Sex, Lies, and Fraud in the Inducement

Here's a story about how our notion of fraud and crime can get tangled up in times of radical changes concerning sex, hedonism, and ethnic hatred. An Israeli Jewish woman had consensual sex with a man she believed to be a Jewish bachelor "looking for a serious romantic relationship." After what sounds like a rather casual assignation in a building near where they met in downtown Jerusalem, she discovered he was an Arab. He was convicted of rape and sentenced to 18 months in prison on the ground that her consent was invalidated by his deception.

I can certainly understand that consent to sex is invalidated by force or the credible threat of force, and perhaps even by blackmail, though I think blackmail is stretching things. (That is, I'll buy nonconsensual sex as the value extracted by blackmail, to support a blackmail conviction, but not blackmail as the force to support a rape conviction.) But really, by deception about ethnicity?

I take this story as a ugly confluence of racism with the present totally confused state of affairs regarding casual sex. We haven't seen a rash of criminal cases involving garden-variety dishonesty in sexual relationships, and a good thing, too, or the courts wouldn't have time for anything else. This court obviously thought that lying about one's ethnicity put the dishonesty in a class by itself, which is just tawdry. The court's reasoning also revealed a gaping disconnect between its protective assumptions about the young woman's purity, versus her actual conduct. "The court is obliged to protect the public interest from sophisticated, smooth-tongued criminals who can deceive innocent victims at an unbearable price - the sanctity of their bodies and souls," the judge wrote.
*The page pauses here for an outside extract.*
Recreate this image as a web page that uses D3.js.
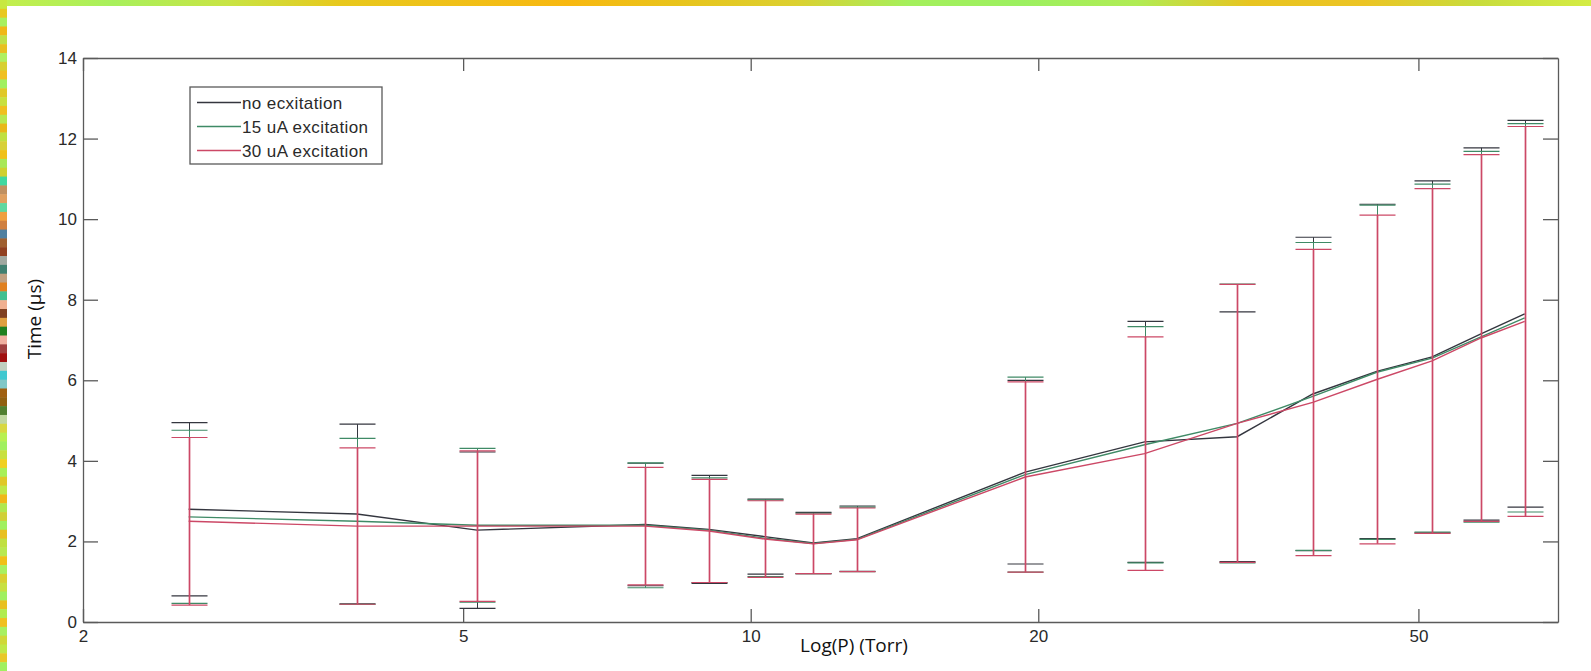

But hold on, now. The details are sparse, but the sex seems to have involved a fairly casual encounter. There was a time when society would have wasted little sympathy on a woman foolish enough to have consensual sex with a near stranger. She was expected to get to know something about him first, and preferably to let her family get to know a good bit about his family. The modern attitude, particularly with the advent of birth control, is more permissive regarding casual hookups. But then should a woman who barely knows her lover be heard to complain that she was deceived about his social context? Should we be imprisoning a young man for violating "the sanctity of her body and soul" that she appeared to hold so cheap? (I realize I'm using "we" very loosely here; this was not an American case.)

Here's an old song about the dangers of leaping before you look, with the genders reversed. The song's humor can't work when it's the man being deceived unless he's been snookered into marrying his partner first, which shows us something about what we assume it takes for a man to be irretrievably ensnared by a sexual encounter: "Now all you young men who would marry for life/Be sure to examine your intended wife."

There once was a lawyer, they called Mr. Clay
Who had but few clients, and they wouldn't pay
At last, of starvation he grew so afraid
That he courted and married a wealthy old maid

...The ring on her finger left no room to plead
For his failure to ask for a warranty deed

. . .She hung her false hair on the wall on a peg
Then she proceeded to take off her leg. . . .

The courts didn't cut Mr. Clay any slack. Caveat emptor!